++++ DATA ENTRIES ++++

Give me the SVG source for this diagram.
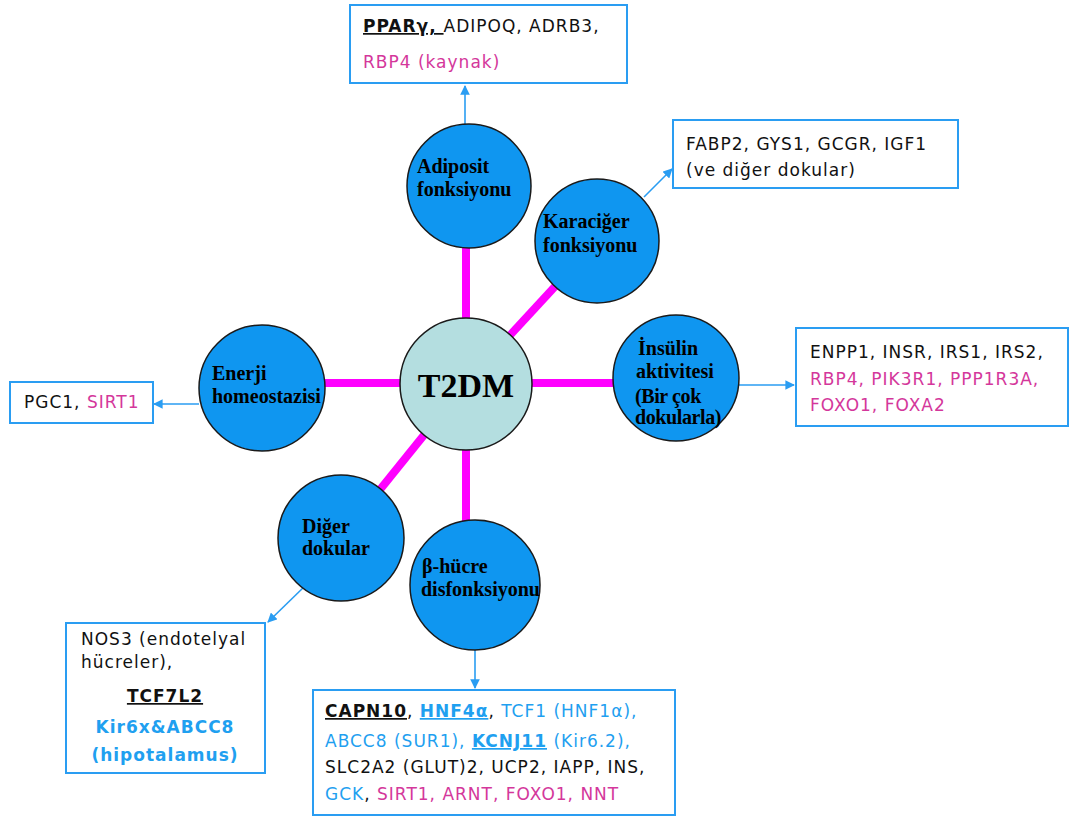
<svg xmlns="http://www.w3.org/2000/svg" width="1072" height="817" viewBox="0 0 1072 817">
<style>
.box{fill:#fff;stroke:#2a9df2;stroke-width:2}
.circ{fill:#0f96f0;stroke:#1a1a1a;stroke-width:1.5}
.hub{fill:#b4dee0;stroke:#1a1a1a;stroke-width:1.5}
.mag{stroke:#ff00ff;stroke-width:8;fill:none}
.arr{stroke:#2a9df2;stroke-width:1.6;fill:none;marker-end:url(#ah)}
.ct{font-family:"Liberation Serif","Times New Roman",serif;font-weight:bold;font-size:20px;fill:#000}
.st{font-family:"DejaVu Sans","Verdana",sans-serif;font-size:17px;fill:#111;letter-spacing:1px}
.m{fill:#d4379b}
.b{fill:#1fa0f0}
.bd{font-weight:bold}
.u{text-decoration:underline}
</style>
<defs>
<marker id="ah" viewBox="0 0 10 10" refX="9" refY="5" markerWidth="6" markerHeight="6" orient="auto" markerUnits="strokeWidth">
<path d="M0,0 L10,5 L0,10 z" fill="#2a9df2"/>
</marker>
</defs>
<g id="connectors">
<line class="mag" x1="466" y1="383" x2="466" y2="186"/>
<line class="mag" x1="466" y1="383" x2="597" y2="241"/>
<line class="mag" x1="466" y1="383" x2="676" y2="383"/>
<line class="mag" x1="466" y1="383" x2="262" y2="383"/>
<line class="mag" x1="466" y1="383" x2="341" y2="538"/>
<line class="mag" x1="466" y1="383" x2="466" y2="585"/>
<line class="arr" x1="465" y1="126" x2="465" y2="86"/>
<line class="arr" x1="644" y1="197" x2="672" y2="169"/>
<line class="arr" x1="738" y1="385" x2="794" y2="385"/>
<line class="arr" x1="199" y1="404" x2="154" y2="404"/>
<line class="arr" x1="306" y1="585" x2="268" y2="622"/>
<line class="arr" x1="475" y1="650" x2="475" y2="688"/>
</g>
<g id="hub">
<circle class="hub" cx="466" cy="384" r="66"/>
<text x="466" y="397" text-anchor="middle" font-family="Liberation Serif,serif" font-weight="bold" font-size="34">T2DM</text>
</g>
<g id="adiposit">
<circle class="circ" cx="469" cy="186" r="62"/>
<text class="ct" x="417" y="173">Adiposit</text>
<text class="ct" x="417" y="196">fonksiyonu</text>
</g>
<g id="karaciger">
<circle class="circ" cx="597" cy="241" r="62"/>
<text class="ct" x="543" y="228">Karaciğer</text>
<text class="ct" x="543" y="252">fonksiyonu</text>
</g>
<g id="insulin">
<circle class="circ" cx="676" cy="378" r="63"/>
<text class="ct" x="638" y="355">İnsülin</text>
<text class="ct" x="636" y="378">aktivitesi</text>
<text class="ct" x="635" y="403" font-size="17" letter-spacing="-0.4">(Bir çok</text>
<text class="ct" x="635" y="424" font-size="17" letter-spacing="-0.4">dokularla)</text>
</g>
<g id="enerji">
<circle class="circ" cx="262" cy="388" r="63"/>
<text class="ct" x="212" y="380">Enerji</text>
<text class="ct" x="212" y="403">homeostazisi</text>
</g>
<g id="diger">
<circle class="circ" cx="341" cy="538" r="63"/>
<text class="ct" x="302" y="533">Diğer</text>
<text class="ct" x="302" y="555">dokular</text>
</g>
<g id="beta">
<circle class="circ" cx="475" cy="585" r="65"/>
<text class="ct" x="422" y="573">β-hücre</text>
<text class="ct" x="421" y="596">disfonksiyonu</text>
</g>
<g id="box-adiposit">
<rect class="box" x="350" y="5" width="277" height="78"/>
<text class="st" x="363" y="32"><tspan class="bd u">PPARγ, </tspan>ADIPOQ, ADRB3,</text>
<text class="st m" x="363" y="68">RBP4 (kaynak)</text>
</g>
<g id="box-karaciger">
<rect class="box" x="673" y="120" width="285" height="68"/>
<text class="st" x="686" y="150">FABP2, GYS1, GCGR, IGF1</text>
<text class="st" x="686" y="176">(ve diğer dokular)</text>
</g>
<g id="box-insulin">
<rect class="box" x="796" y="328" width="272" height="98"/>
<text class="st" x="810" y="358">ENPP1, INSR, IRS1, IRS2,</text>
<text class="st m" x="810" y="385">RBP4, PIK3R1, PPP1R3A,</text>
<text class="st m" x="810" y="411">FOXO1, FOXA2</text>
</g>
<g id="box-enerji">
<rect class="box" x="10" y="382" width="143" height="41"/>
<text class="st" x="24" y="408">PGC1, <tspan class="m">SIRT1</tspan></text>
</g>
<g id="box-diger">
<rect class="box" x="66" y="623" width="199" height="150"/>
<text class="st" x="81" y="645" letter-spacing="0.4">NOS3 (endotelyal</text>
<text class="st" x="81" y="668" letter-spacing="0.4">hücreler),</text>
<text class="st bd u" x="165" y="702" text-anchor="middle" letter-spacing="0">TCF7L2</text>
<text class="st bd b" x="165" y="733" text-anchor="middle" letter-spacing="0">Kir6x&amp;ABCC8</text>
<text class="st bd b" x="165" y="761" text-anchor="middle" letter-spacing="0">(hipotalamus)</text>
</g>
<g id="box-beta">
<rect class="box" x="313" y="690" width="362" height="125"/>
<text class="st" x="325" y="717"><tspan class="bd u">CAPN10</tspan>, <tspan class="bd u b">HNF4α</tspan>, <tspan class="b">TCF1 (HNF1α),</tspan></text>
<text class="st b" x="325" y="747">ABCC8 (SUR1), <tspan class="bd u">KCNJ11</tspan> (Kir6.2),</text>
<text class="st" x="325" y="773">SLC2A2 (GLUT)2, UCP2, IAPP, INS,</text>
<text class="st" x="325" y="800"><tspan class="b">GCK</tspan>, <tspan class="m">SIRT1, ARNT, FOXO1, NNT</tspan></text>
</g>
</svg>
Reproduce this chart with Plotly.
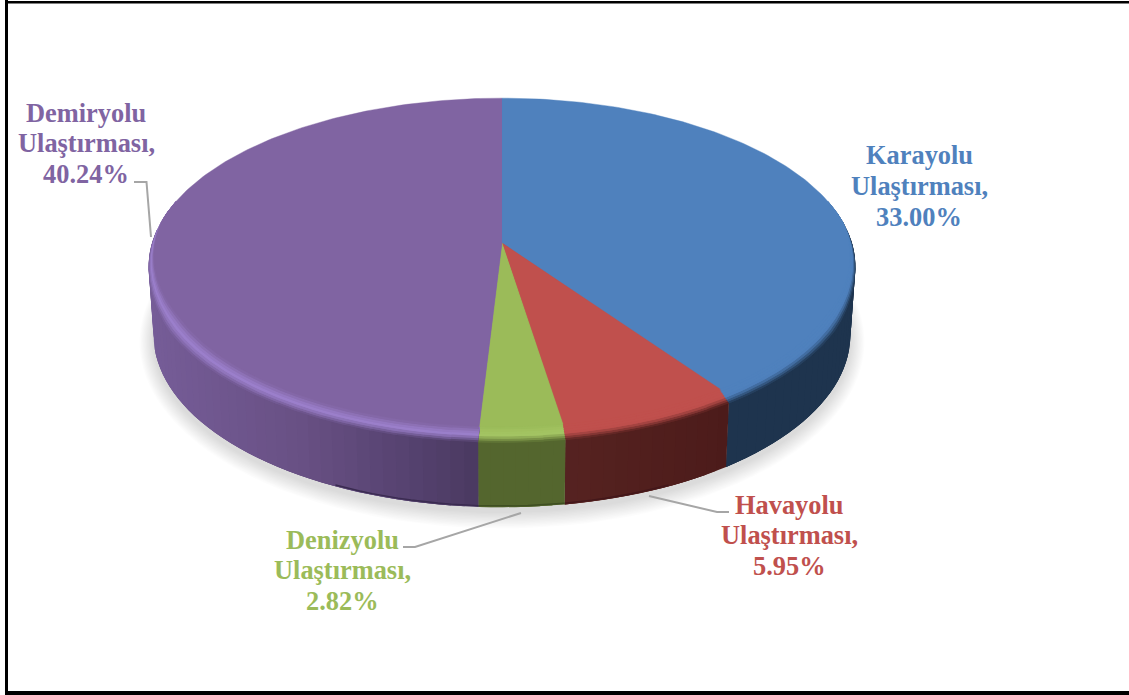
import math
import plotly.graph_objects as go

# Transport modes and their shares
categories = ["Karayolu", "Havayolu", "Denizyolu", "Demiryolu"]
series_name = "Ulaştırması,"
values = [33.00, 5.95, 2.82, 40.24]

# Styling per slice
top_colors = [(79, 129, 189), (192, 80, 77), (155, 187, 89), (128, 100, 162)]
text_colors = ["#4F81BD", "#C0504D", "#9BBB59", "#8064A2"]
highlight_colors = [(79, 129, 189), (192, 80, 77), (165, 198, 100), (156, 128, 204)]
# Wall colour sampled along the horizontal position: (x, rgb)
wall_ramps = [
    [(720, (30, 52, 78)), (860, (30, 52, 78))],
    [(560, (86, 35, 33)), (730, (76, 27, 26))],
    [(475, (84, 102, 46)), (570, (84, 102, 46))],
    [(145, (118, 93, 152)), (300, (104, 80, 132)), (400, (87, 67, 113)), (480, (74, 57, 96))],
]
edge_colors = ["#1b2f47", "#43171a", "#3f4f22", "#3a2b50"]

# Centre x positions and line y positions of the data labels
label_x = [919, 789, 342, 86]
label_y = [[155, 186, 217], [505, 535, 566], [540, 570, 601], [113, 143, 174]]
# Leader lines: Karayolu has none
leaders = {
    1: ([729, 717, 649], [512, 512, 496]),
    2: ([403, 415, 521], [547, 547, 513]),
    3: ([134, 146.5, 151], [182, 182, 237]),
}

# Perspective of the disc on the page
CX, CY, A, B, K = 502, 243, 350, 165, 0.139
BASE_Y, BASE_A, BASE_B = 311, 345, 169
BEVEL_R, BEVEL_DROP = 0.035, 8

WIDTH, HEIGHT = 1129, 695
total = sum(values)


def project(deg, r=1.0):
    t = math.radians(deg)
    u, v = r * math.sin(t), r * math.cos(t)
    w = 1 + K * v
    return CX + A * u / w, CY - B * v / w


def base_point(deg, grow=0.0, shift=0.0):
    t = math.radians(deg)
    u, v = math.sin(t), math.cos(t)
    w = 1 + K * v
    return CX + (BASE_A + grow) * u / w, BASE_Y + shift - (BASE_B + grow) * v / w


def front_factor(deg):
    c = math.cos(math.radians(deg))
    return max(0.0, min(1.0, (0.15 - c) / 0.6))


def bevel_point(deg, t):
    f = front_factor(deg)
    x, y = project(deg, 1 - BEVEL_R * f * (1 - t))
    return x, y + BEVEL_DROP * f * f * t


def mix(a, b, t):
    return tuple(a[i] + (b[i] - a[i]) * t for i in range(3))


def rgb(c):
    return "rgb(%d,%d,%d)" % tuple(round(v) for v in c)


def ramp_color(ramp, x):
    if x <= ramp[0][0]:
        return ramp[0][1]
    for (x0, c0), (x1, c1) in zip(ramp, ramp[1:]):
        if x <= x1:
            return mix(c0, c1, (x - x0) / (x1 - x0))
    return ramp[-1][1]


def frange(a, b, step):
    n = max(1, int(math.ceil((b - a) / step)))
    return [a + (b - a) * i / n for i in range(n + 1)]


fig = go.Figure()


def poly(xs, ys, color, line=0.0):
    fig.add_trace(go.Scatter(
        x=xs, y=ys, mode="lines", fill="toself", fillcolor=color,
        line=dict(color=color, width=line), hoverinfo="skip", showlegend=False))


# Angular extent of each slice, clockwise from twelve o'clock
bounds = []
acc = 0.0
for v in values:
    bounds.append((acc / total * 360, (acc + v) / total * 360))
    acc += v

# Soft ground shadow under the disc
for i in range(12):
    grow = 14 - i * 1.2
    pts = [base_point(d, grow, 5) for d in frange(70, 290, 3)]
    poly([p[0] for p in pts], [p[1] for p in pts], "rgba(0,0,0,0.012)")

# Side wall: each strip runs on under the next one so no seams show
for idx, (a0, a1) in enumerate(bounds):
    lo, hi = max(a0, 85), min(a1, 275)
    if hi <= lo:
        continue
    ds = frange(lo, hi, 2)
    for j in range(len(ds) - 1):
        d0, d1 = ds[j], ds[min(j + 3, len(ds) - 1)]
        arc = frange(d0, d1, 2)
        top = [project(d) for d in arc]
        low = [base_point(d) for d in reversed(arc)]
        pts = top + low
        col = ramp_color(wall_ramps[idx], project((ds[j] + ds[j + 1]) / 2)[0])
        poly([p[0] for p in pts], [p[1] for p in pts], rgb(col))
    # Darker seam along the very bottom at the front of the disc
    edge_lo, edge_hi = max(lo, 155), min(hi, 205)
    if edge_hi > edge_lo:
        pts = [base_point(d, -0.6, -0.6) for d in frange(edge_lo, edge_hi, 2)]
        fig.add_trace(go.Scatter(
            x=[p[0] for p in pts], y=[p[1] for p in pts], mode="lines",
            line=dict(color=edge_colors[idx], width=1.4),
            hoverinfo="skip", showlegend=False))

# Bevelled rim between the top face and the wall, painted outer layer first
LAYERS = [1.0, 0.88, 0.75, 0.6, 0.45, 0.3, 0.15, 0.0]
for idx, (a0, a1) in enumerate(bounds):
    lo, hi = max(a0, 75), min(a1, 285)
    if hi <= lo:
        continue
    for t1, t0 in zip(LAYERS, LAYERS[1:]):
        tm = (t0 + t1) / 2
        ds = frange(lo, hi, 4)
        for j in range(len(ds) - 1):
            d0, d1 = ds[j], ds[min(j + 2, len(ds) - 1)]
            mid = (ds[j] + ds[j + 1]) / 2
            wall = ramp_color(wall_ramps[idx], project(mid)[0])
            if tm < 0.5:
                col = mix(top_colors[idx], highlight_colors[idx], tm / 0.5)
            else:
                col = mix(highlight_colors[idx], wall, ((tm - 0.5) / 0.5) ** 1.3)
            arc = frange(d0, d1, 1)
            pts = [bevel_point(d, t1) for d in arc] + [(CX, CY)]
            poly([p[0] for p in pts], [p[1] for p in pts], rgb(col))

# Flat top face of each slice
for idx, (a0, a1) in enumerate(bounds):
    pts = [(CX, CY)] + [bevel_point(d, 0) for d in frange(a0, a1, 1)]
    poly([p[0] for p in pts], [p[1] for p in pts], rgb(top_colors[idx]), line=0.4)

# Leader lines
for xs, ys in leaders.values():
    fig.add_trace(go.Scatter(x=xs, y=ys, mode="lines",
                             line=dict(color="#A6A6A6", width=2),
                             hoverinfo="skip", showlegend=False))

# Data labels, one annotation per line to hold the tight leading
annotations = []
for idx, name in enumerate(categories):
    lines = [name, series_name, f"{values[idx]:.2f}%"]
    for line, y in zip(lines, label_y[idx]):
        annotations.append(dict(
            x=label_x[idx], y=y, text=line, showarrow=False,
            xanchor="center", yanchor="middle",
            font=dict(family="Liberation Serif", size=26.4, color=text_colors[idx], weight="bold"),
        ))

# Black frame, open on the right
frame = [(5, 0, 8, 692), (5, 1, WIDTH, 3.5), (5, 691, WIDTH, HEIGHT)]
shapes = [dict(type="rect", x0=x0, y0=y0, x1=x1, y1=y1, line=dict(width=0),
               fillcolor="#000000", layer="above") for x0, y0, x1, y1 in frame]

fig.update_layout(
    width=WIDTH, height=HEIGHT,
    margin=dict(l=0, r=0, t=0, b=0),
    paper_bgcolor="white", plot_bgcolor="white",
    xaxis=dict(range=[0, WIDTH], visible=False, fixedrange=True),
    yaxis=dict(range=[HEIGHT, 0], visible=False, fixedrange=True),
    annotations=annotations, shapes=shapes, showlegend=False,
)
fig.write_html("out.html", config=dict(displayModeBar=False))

++++

STATED PROBLEM: From the entries above, return each line with the word "this" in it.

TASK SOLUTION:
Give me the SVG source for this diagram.
Reproduce this chart with Plotly.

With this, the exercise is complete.